■ Dataset records ■

......

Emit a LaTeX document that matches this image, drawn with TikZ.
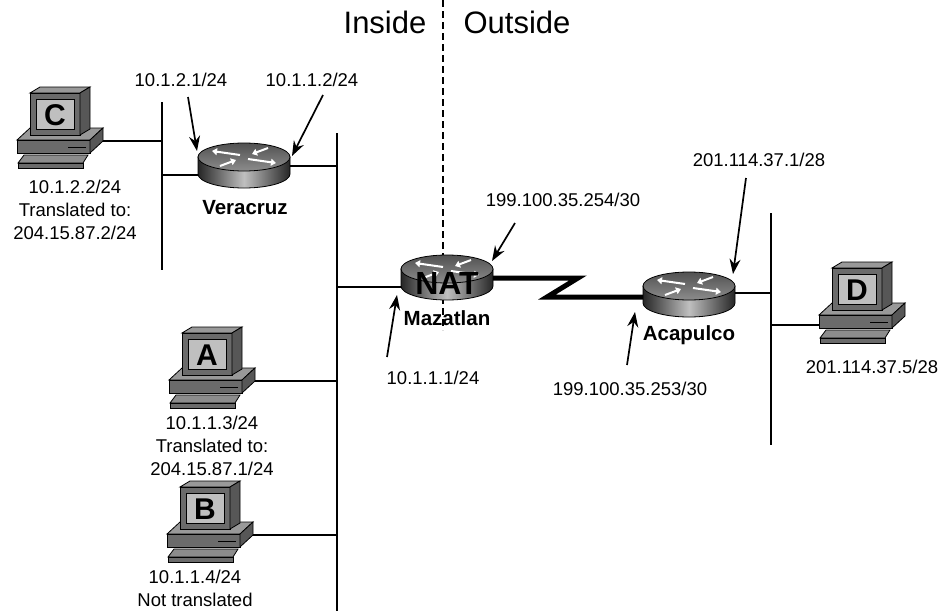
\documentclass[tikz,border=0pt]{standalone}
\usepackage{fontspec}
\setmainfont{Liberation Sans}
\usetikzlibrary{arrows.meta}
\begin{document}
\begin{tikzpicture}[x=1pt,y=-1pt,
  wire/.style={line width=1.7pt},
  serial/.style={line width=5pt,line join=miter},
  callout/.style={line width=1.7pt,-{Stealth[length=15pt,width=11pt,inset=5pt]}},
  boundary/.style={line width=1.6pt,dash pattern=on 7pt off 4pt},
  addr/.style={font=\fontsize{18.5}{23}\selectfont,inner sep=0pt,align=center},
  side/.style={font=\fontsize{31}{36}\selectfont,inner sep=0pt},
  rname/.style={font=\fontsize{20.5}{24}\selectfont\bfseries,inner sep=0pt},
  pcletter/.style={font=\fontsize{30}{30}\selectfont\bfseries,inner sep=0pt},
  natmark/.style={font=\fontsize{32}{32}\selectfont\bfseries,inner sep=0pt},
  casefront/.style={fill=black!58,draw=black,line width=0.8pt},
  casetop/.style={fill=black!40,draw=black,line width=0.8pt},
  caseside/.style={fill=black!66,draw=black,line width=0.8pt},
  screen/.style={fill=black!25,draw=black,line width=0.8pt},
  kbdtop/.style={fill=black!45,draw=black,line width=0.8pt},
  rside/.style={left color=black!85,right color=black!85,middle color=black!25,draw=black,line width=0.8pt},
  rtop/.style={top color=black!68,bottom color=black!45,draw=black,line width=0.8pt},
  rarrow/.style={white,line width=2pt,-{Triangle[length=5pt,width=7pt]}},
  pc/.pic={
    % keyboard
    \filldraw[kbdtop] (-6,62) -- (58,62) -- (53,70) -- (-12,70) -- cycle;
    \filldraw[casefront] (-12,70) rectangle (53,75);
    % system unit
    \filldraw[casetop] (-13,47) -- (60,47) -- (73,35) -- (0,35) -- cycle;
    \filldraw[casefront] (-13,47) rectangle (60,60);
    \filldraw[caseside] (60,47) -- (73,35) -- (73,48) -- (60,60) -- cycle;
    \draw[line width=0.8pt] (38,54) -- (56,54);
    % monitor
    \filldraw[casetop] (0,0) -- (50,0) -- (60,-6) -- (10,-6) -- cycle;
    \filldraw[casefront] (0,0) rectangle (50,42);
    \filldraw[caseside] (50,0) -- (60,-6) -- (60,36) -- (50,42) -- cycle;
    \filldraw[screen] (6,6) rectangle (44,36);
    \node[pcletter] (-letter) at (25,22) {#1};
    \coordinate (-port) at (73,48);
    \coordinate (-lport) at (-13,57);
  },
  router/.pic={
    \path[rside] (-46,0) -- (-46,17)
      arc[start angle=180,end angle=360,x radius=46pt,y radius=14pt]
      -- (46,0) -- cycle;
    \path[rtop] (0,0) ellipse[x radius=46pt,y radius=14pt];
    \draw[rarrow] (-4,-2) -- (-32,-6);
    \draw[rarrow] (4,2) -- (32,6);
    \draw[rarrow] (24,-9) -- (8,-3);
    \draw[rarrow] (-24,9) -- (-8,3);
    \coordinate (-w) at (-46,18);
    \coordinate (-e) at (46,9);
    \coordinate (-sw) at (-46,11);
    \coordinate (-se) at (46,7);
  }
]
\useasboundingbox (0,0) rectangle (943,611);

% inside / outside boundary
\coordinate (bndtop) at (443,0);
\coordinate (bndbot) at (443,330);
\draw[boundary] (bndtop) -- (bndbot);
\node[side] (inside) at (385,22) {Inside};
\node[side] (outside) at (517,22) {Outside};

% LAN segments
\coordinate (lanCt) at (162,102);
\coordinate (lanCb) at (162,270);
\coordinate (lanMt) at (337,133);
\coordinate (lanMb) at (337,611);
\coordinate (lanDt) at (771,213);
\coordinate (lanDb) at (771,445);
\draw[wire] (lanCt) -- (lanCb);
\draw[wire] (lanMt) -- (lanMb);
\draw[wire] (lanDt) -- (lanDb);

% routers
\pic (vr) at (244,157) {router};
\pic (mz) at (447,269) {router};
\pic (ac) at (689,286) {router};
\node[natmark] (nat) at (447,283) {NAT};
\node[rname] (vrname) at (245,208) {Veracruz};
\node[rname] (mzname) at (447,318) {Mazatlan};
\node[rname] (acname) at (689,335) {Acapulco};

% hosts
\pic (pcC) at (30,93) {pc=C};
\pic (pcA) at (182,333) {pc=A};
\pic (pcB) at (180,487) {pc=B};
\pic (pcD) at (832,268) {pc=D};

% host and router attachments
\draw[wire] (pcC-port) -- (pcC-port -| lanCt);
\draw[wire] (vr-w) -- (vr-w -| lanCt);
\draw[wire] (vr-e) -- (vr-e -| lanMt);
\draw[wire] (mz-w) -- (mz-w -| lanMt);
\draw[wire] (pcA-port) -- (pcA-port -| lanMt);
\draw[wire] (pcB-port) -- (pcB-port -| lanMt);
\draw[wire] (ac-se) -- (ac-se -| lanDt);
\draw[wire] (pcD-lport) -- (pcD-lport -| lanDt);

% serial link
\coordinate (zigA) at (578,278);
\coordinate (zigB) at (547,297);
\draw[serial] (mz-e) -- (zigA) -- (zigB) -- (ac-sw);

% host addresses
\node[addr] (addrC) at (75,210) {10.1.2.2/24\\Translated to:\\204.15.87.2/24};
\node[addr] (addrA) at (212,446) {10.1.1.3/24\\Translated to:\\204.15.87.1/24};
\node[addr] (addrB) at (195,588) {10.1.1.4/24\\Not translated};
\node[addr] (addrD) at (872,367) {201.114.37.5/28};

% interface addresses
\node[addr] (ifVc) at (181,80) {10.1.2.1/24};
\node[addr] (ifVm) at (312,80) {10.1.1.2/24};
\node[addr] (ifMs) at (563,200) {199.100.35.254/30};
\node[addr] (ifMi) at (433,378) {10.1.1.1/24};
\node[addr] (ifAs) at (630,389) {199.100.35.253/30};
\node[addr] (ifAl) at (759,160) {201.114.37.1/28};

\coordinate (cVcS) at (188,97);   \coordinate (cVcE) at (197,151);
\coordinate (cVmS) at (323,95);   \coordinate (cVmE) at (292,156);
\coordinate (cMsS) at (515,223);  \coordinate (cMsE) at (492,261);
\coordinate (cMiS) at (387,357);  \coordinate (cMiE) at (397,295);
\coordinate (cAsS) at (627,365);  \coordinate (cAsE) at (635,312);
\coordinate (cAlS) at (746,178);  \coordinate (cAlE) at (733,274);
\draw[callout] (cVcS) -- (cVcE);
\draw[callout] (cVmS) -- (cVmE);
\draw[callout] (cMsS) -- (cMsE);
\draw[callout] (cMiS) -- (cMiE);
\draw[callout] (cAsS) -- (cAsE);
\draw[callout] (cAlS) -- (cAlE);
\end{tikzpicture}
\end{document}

......

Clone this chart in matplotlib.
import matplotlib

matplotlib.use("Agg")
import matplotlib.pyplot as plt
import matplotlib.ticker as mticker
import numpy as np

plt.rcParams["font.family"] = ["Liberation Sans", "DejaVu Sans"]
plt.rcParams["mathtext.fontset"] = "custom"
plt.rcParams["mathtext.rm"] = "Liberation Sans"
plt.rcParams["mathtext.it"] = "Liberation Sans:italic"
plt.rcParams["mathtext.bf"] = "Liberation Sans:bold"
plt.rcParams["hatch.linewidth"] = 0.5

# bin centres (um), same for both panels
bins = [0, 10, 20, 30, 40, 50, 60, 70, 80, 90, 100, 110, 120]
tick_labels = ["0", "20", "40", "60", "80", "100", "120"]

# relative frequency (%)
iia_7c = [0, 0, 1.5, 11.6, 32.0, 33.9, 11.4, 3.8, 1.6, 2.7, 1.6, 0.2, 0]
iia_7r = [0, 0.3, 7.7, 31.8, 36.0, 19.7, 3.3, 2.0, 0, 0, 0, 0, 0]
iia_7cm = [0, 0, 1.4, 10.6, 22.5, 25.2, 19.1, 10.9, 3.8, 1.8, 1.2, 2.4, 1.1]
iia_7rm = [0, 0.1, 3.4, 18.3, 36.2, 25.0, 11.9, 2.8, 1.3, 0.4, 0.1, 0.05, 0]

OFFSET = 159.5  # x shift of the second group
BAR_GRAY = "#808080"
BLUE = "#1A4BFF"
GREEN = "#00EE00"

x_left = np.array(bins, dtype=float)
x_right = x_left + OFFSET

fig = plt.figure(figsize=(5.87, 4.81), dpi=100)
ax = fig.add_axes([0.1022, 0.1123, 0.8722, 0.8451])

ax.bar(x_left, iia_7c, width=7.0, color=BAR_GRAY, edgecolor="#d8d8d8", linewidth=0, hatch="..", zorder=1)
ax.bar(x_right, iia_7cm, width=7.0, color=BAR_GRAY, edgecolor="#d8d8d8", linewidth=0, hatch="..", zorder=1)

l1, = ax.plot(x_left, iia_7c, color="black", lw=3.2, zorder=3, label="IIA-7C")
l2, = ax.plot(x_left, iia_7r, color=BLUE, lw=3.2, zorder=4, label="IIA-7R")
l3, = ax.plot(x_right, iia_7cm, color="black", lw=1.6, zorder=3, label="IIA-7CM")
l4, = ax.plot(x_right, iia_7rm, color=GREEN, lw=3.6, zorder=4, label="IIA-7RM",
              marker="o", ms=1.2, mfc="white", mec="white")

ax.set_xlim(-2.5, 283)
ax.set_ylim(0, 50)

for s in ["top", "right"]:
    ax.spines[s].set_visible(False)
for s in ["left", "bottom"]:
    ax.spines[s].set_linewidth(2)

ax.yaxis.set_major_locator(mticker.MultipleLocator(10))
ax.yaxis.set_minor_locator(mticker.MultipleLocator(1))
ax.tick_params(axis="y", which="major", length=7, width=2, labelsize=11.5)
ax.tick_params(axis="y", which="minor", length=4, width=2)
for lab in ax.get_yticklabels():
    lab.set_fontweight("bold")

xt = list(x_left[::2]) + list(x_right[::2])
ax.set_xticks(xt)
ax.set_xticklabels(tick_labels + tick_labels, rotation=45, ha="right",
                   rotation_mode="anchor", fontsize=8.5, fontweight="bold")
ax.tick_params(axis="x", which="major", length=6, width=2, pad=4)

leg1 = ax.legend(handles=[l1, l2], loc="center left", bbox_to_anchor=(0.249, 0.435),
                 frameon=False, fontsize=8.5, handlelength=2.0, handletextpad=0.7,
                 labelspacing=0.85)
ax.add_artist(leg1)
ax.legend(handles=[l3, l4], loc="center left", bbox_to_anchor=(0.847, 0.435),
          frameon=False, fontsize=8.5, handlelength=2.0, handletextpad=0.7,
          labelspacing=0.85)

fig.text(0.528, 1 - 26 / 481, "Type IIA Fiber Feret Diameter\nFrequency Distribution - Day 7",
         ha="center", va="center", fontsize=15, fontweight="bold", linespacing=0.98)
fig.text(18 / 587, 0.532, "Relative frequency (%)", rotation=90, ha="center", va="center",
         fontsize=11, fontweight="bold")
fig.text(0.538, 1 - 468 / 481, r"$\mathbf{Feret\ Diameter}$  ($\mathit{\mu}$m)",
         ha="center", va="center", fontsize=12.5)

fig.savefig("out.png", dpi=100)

......

Exactly how many lines in the data above contain the word "this"? Respond with the number and nothing more.

2